I've always thought poems and recipes have much in common. The list of ingredients in short lines. Lots of space on the page. The method of making, sometimes in numbered steps with energetic and commanding verbs.
Weigh, mix, stir, simmer, bake, cool, eat.
So when Alison Brackenbury suggested a collection of poems based on hand-written recipes (her grandmother's) the idea appealed immediately—but the recipes themselves, or some of them, had to go in too.
Then it got more complicated. If the book was recipes, as well as puddings, we would have to test them—otherwise some of them might work for Dorothy Eliza Barnes (Dot), but not for us, or future readers.

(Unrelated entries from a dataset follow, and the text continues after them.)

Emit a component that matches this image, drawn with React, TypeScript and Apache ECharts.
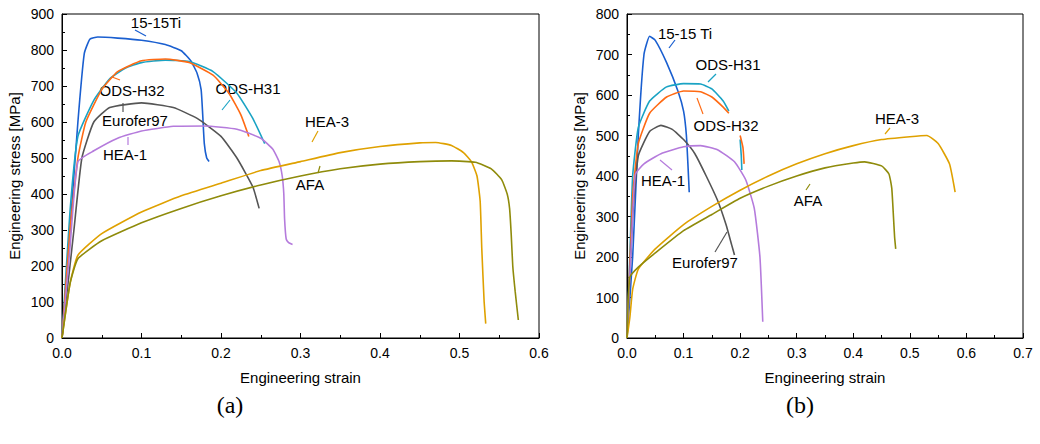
import React, { useEffect, useRef } from "react";
import * as echarts from "echarts";

const namesA = ["15-15Ti", "ODS-H31", "ODS-H32", "Eurofer97", "HEA-1", "HEA-3", "AFA"];
const colors = ["#1a5fd0", "#1aa3c4", "#ff6a13", "#555555", "#b57bdc", "#dfa100", "#8f8b0b"];

const a1515 = [[0,0],[0.01,300],[0.02,600],[0.028,790],[0.035,830],[0.045,836],[0.07,833],[0.1,827],[0.13,815],[0.15,798],[0.162,770],[0.17,735],[0.175,690],[0.177,620],[0.179,540],[0.182,500],[0.185,490]];
const aH31 = [[0,0],[0.01,350],[0.02,560],[0.04,660],[0.06,720],[0.08,750],[0.1,765],[0.13,772],[0.16,768],[0.19,740],[0.22,680],[0.24,610],[0.255,540]];
const aH32 = [[0,0],[0.01,300],[0.02,500],[0.03,600],[0.05,690],[0.07,740],[0.1,770],[0.13,775],[0.16,765],[0.19,730],[0.21,680],[0.225,620],[0.235,560]];
const aEuro = [[0,0],[0.015,300],[0.025,500],[0.04,600],[0.06,640],[0.1,653],[0.14,640],[0.17,610],[0.2,560],[0.22,500],[0.24,420],[0.248,360]];
const aHEA1 = [[0,0],[0.01,250],[0.02,490],[0.04,520],[0.07,555],[0.1,575],[0.14,588],[0.18,589],[0.22,580],[0.25,555],[0.265,525],[0.273,490],[0.277,450],[0.279,400],[0.28,330],[0.282,275],[0.285,265],[0.29,260]];
const aHEA3 = [[0,0],[0.01,150],[0.02,230],[0.05,290],[0.1,350],[0.15,395],[0.2,430],[0.25,465],[0.3,490],[0.35,515],[0.4,532],[0.45,542],[0.47,543],[0.49,535],[0.505,515],[0.515,490],[0.522,450],[0.526,380],[0.528,250],[0.531,100],[0.533,40]];
const aAFA = [[0,0],[0.01,150],[0.02,220],[0.05,270],[0.1,320],[0.15,360],[0.2,395],[0.25,425],[0.3,450],[0.35,470],[0.4,483],[0.45,490],[0.49,492],[0.52,488],[0.54,470],[0.553,440],[0.56,400],[0.563,360],[0.565,290],[0.567,200],[0.57,130],[0.574,50]];

const b1515 = [[0,0],[0.01,200],[0.02,500],[0.03,700],[0.04,745],[0.05,735],[0.07,680],[0.09,610],[0.1,560],[0.105,500],[0.108,420],[0.11,360]];
const bH31 = [[0,0],[0.005,200],[0.01,400],[0.02,520],[0.04,585],[0.07,620],[0.1,628],[0.13,627],[0.15,615],[0.17,585],[0.18,560],[null,null],[0.2,490],[0.202,450],[0.203,415]];
const bH32 = [[0,0],[0.01,350],[0.02,480],[0.04,555],[0.07,595],[0.1,610],[0.13,608],[0.15,595],[0.17,570],[0.18,555],[null,null],[0.2,500],[0.205,470],[0.207,430]];
const bEuro = [[0,0],[0.01,300],[0.02,450],[0.04,510],[0.06,525],[0.08,515],[0.1,490],[0.12,455],[0.14,400],[0.16,340],[0.175,280],[0.185,230],[0.19,205]];
const bHEA1 = [[0,0],[0.01,300],[0.015,405],[0.03,430],[0.06,455],[0.1,472],[0.13,475],[0.16,465],[0.19,435],[0.21,390],[0.225,320],[0.235,200],[0.24,40]];
const bHEA3 = [[0,0],[0.005,50],[0.01,120],[0.02,170],[0.05,220],[0.1,280],[0.15,325],[0.2,365],[0.25,400],[0.3,430],[0.35,455],[0.4,475],[0.45,490],[0.5,497],[0.53,500],[0.55,480],[0.57,430],[0.58,360]];
const bAFA = [[0,0],[0.005,150],[0.02,175],[0.05,210],[0.1,265],[0.15,305],[0.2,345],[0.25,375],[0.3,400],[0.35,420],[0.4,432],[0.42,435],[0.45,425],[0.463,405],[0.468,370],[0.471,300],[0.473,250],[0.475,220]];

const dataA = [a1515, aH31, aH32, aEuro, aHEA1, aHEA3, aAFA];
const dataB = [b1515, bH31, bH32, bEuro, bHEA1, bHEA3, bAFA];
const labelsB = ["15-15 Ti", "ODS-H31", "ODS-H32", "Eurofer97", "HEA-1", "HEA-3", "AFA"];

const FONT = "Liberation Sans, Arial, sans-serif";

export default function App() {
  const ref = useRef<HTMLDivElement>(null);
  useEffect(() => {
    const chart = echarts.init(ref.current!, null, { renderer: "svg" });
    const axisCommon = {
      axisLine: { show: true, onZero: false, lineStyle: { color: "#000", width: 1 } },
      axisTick: { show: true, inside: true, length: 5, lineStyle: { color: "#000" } },
      minorTick: { show: true, splitNumber: 2, length: 3, lineStyle: { color: "#000" } },
      axisLabel: { color: "#000", fontSize: 14, fontFamily: FONT },
      splitLine: { show: false },
      nameTextStyle: { color: "#000", fontSize: 15, fontFamily: FONT },
    };
    const mkX = (gi: number, max: number) => ({
      type: "value", gridIndex: gi, min: 0, max, interval: 0.1, ...axisCommon,
      axisLabel: { ...axisCommon.axisLabel, formatter: (v: number) => v.toFixed(1) },
      name: "Engineering strain", nameLocation: "middle", nameGap: 32,
    });
    const mkY = (gi: number, max: number) => ({
      type: "value", gridIndex: gi, min: 0, max, interval: 100, ...axisCommon,
      name: "Engineering stress [MPa]", nameLocation: "middle", nameGap: 40,
    });
    const series: any[] = [];
    const mk = (d: any, i: number, ax: number) => ({ type: "line", xAxisIndex: ax, yAxisIndex: ax, data: d, showSymbol: false, smooth: 0.15, lineStyle: { color: colors[i], width: 1.6 }, connectNulls: false });
    dataA.forEach((d, i) => series.push(mk(d, i, 0)));
    dataB.forEach((d, i) => series.push(mk(d, i, 1)));
    const txt = (s: string, x: number, y: number) => ({ type: "text", x, y, style: { text: s, fill: "#000", fontSize: 15, fontFamily: FONT, align: "center", verticalAlign: "middle" } });
    const arr = (x1: number, y1: number, x2: number, y2: number, c: string) => ({ type: "line", shape: { x1, y1, x2, y2 }, style: { stroke: c, lineWidth: 1.2 } });
    const graphic: any[] = [
      txt(namesA[0], 156, 22), arr(135, 30, 146, 36, colors[0]),
      txt(namesA[2], 132, 90), arr(120, 80, 112, 77, colors[2]),
      txt(namesA[3], 135, 120), arr(123, 112, 123, 103, colors[3]),
      txt(namesA[4], 125, 154), arr(128, 145, 128, 137, colors[4]),
      txt(namesA[1], 248, 88), arr(230, 100, 222, 110, colors[1]),
      txt(namesA[5], 327, 121), arr(318, 131, 312, 142, colors[5]),
      txt(namesA[6], 310, 184), arr(318, 173, 320, 166, colors[6]),
      txt(labelsB[0], 685, 33), arr(675, 40, 669, 48, colors[0]),
      txt(labelsB[1], 728, 64), arr(716, 74, 708, 82, colors[1]),
      txt(labelsB[2], 726, 125), arr(703, 114, 697, 98, colors[2]),
      txt(labelsB[3], 705, 262), arr(715, 252, 727, 232, colors[3]),
      txt(labelsB[4], 663, 180), arr(672, 170, 660, 160, colors[4]),
      txt(labelsB[5], 897, 118), arr(890, 128, 885, 134, colors[5]),
      txt(labelsB[6], 808, 200), arr(806, 190, 810, 184, colors[6]),
      { type: "text", x: 230, y: 405, style: { text: "(a)", fill: "#000", fontSize: 24, fontFamily: "Liberation Serif, Times New Roman, serif", align: "center", verticalAlign: "middle" } },
      { type: "text", x: 800, y: 405, style: { text: "(b)", fill: "#000", fontSize: 24, fontFamily: "Liberation Serif, Times New Roman, serif", align: "center", verticalAlign: "middle" } },
      { type: "rect", shape: { x: 62, y: 14, width: 477, height: 324 }, style: { fill: "none", stroke: "#000", lineWidth: 1 } },
      { type: "rect", shape: { x: 627, y: 14, width: 396, height: 324 }, style: { fill: "none", stroke: "#000", lineWidth: 1 } },
    ];
    chart.setOption({
      animation: false,
      backgroundColor: "#fff",
      grid: [
        { left: 62, top: 14, width: 477, height: 324 },
        { left: 627, top: 14, width: 396, height: 324 },
      ],
      xAxis: [mkX(0, 0.6), mkX(1, 0.7)],
      yAxis: [mkY(0, 900), mkY(1, 800)],
      series,
      graphic,
    });
    return () => chart.dispose();
  }, []);
  return <div ref={ref} style={{ width: 1040, height: 444, position: "absolute", left: 0, top: 0 }} />;
}
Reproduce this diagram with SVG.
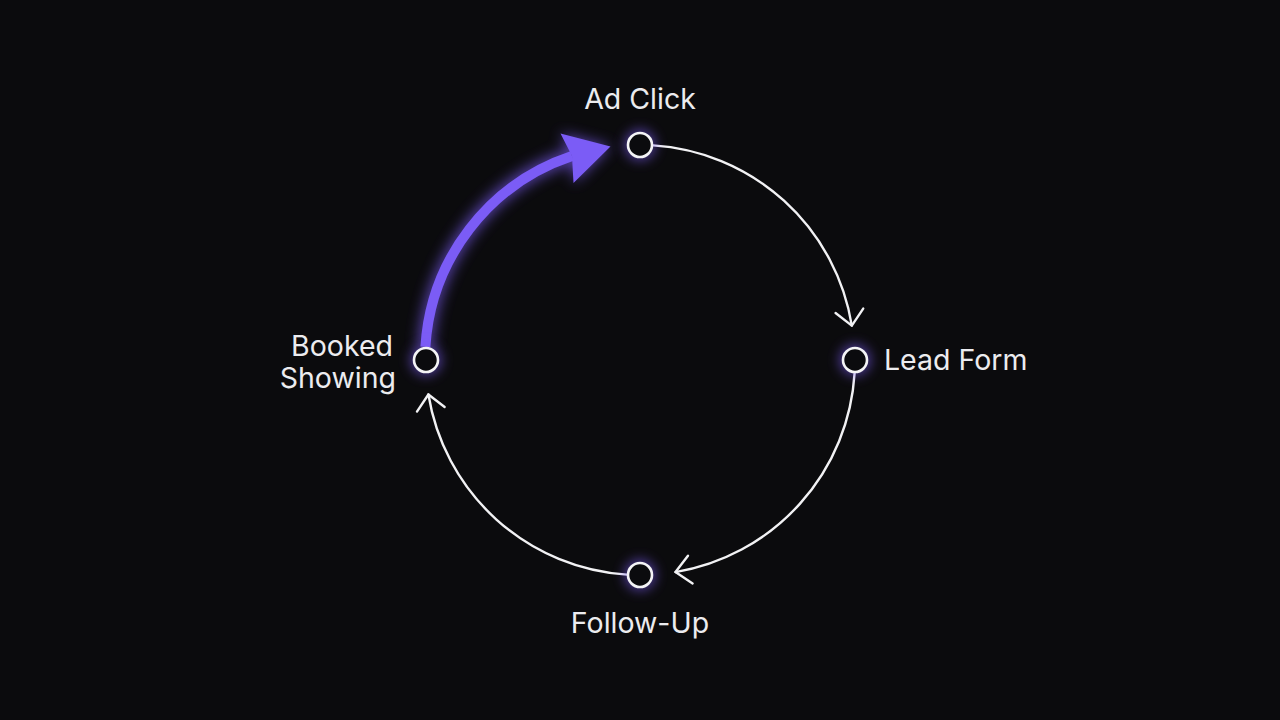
<svg xmlns="http://www.w3.org/2000/svg" width="1280" height="720" viewBox="0 0 1280 720">
  <defs>
    <filter id="glow" x="-100%" y="-100%" width="300%" height="300%">
      <feGaussianBlur stdDeviation="6"/>
    </filter>
    <filter id="glowBig" x="-50%" y="-50%" width="200%" height="200%">
      <feGaussianBlur stdDeviation="7"/>
    </filter>
    <marker id="chev" viewBox="-20 -20 40 40" markerWidth="40" markerHeight="40" markerUnits="userSpaceOnUse" orient="auto" refX="0" refY="0">
      <path d="M-15,-14 L0,0 L-15,14" fill="none" stroke="#f2f2f4" stroke-width="2.4" stroke-linecap="round" stroke-linejoin="round"/>
    </marker>
    <style>
      .arc { fill: none; stroke: #f2f2f4; stroke-width: 2.4; stroke-linecap: round; }
      .node { fill: #0b0b0e; stroke: #f4f4f6; stroke-width: 2.6; }
      .halo { fill: #7b5cf6; opacity: 0.55; }
      .label { font-family: Inter, "Noto Sans", "Liberation Sans", sans-serif; font-size: 28.5px; fill: #ececef; }
    </style>
  </defs>
  <rect width="1280" height="720" fill="#0b0b0d"/>

  <g id="connectors">
    <path class="arc" d="M653.1,145.4 A215,215 0 0 1 851.8,325.6" marker-end="url(#chev)"/>
    <path class="arc" d="M854.6,373.1 A215,215 0 0 1 675.5,572.1" marker-end="url(#chev)"/>
    <path class="arc" d="M626.9,574.6 A215,215 0 0 1 428.4,394.5" marker-end="url(#chev)"/>
    <g id="highlight">
      <g filter="url(#glowBig)" opacity="0.7">
        <path d="M425.4,346.9 A215,215 0 0 1 571,156" fill="none" stroke="#7b5cf6" stroke-width="14"/>
        <path d="M610.5,146.5 L560.5,133.5 L572,156 L573.5,183 Z" fill="#7b5cf6"/>
      </g>
      <path d="M425.4,346.9 A215,215 0 0 1 572,156" fill="none" stroke="#7b5cf6" stroke-width="10"/>
      <path d="M610.5,146.5 L560.5,133.5 L572,156 L573.5,183 Z" fill="#7b5cf6"/>
    </g>
  </g>

  <g id="node-ad-click">
    <circle class="halo" cx="640" cy="145" r="16" filter="url(#glow)"/>
    <circle class="node" cx="640" cy="145" r="12"/>
    <text class="label" x="640" y="109" text-anchor="middle">Ad Click</text>
  </g>
  <g id="node-lead-form">
    <circle class="halo" cx="855" cy="360" r="16" filter="url(#glow)"/>
    <circle class="node" cx="855" cy="360" r="12"/>
    <text class="label" x="884" y="370">Lead Form</text>
  </g>
  <g id="node-follow-up">
    <circle class="halo" cx="640" cy="575" r="16" filter="url(#glow)"/>
    <circle class="node" cx="640" cy="575" r="12"/>
    <text class="label" x="640" y="633" text-anchor="middle">Follow-Up</text>
  </g>
  <g id="node-booked-showing">
    <circle class="halo" cx="426" cy="360" r="16" filter="url(#glow)"/>
    <circle class="node" cx="426" cy="360" r="12"/>
    <text class="label" x="393" y="356" text-anchor="end">Booked</text>
    <text class="label" x="396" y="388" text-anchor="end">Showing</text>
  </g>
</svg>
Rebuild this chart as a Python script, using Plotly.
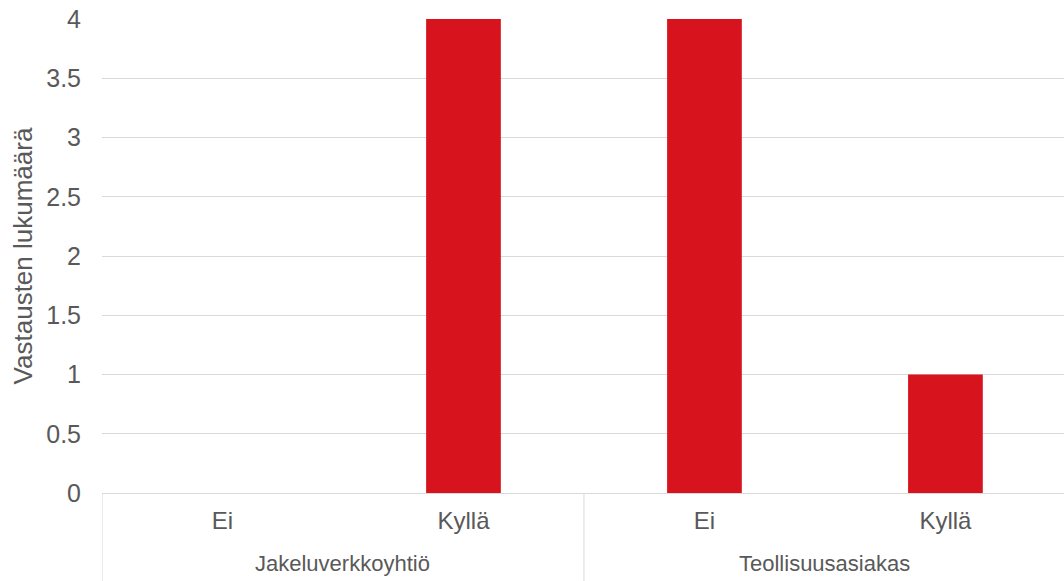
import plotly.graph_objects as go

# Survey response counts by respondent group and answer
groups = ["Jakeluverkkoyhtiö", "Jakeluverkkoyhtiö", "Teollisuusasiakas", "Teollisuusasiakas"]
answers = ["Ei", "Kyllä", "Ei", "Kyllä"]
counts = [0, 4, 4, 1]

y_ticks = [0, 0.5, 1, 1.5, 2, 2.5, 3, 3.5, 4]
y_tick_labels = ["0", "0.5", "1", "1.5", "2", "2.5", "3", "3.5", "4"]

text_color = "#595959"
grid_color = "#d9d9d9"
font_family = "Liberation Sans, Arial, sans-serif"

# one unique category key per bar, labelled with the answer text
keys = [f"{g}|{a}" for g, a in zip(groups, answers)]

fig = go.Figure(
    go.Bar(
        x=keys,
        y=counts,
        marker=dict(color="#d7131e", line=dict(width=0)),
        width=0.31,
    )
)

fig.update_layout(
    width=1064,
    height=581,
    margin=dict(l=102, r=0, t=19, b=88),
    paper_bgcolor="white",
    plot_bgcolor="white",
    showlegend=False,
    font=dict(family=font_family, size=22, color=text_color),
)

fig.update_xaxes(
    type="category",
    range=[-0.5, 3.492],
    tickvals=keys,
    ticktext=answers,
    showgrid=False,
    showline=True,
    linecolor=grid_color,
    linewidth=1,
    ticks="",
    ticklabelstandoff=6,
    tickfont=dict(family=font_family, size=24, color=text_color),
)

fig.update_yaxes(
    range=[0, 4],
    tickvals=y_ticks,
    ticktext=y_tick_labels,
    showgrid=True,
    gridcolor=grid_color,
    gridwidth=1,
    zeroline=False,
    showline=False,
    ticks="",
    ticklabelstandoff=20,
    tickfont=dict(family=font_family, size=25, color=text_color),
    title=dict(text="Vastausten lukumäärä", standoff=6,
               font=dict(family=font_family, size=26, color=text_color)),
)

# group labels centred under their categories, with divider lines between groups
group_names = list(dict.fromkeys(groups))
for name in group_names:
    idx = [i for i, g in enumerate(groups) if g == name]
    fig.add_annotation(
        x=(idx[0] + idx[-1]) / 2, y=-0.1477, xref="x", yref="paper",
        text=name, showarrow=False, yanchor="middle",
        font=dict(family=font_family, size=22, color=text_color),
    )

boundaries = [-0.5] + [i + 0.5 for i in range(len(groups) - 1) if groups[i] != groups[i + 1]] + [len(groups) - 0.5]
for b in boundaries:
    fig.add_shape(
        type="line", xref="x", yref="paper",
        x0=b, x1=b, y0=0, y1=-0.2,
        line=dict(color=grid_color, width=1),
    )

fig.write_html("out.html")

Alison had vivid memories of Dot's delicious cooking, which was a grand incentive. She set about trying and testing a method for some of her favourites, including 'Aunt Margaret's Pudding', an old-fashioned steamed affair. Who eats steamed pudding these days?
The answer is—Alison and her husband, and then, last December (when Alison had written down the method) me and my family too. You see, Dot's recipes (she had worked as a professional cook in the early part of the twentieth century) were just a scribbled list of ingredients. She knew how
to make them—she didn't need to record that bit.
[ From 'Start' ]
Page one: Aunt Margaret's Pudding.
Take half a pound of flour,
three ounces lard (or butter), egg,
milk, sugar, baking powder.
Spread jam in basin, summer gleam.
Poke fire! For ninety minutes, steam.
This was a whole new approach to publishing. Not just proof-reading poems but proving the puddings, cakes and scones. My favourites turned out to be Raspberry Buns and Quaker Oat Scones, which disappeared in hours—the ultimate test of a good recipe.
This was a book with wonderful ingredients: poems, recipes (Dot's version and Alison's version), photographs, memories. Knowing Alison to be also a first-rate prose writer (not all poets are), I suggested she do a brief memoir too. She came up with a fascinating narrative—a story of rare determination and creativity in tough times.
So the book—Aunt Margaret's Pudding—is fully cooked. I gave a copy to my old friend Tony (he is not far off 90). Tony has never understood why I should want to publish poetry, and regards the genre as plainly unnecessary. But I knew for a fact that his mother made steamed puddings: he used to talk about them hungrily. Once a pudding lover, always a pudding lover.
All the same, I didn't particularly expect Tony to read the book, so was rather pleased when he phoned to say at last I had published something he had really enjoyed. 'And the bit at the end,' he said, 'the prose pages about her grandmother—well, that's more poetry than the poems.'
Hurray! The book can, as I hoped, appeal to a wider audience than the usual poetry people, though I feel sure they will like it too. It's the ingredients that really make it different—recipe, then poems, recipe, poems, recipe, poems, memoir. And it's a most moving tribute to Dot, who might otherwise be as lost as 'The Lost Farm'.
Which is not entirely lost. It's in the book.